However, conflict theorist further refined and stratified the roles once it was clearly established that “power concedes nothing.” Men were considered the stronger of the sexes and by way of natural progression should lead by virtue of that fact. By establishing “the pecking order” as defined by the stronger sex (men) ensured that dominance. The power to design and interpret the direction of the family and, by extension the community, was secured, sanctioned and ultimately valued as a guarded function of said gender. Thus maintaining the status quo became the top priority.
Consequently, as socialization within and between the sexes evolved so did the roles of the sexes. The interactionism theory explained this phenomenon in the following manner. Levels of detailed stratification were taught to youngsters by adults, and when appropriately, understood to each other. All were encouraged to internalize, adapt and live by these responsibilities. The solidification of these gender roles was critical to cultural competency. The need to purposely commune and interact as the sex roles outlined, relative to the aforementioned description, provided the means by which the community grew and evolved. Based on my interpretation and non-scientific observation, this may have helped to establish institutional sexism.

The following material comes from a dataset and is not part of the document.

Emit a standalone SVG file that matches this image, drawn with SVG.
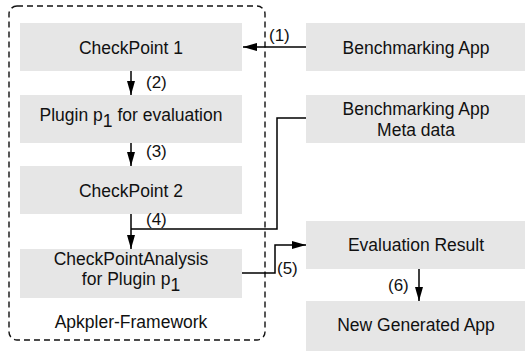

The above theories seem to have a complementary relationship. The first complements the second, the second complements the third. The reciprocal may not however hold true. Given the evolution of the populous, expansive evaluation of social interconnection and formal observation inevitably followed. All offered a significant contribution when needed. Each theory sought to galvanize and reinforce the controlling position developed, defined, and promoted by the stronger of the two, men. This of course under scores the premise that enhances and highlights inequality of the sexes.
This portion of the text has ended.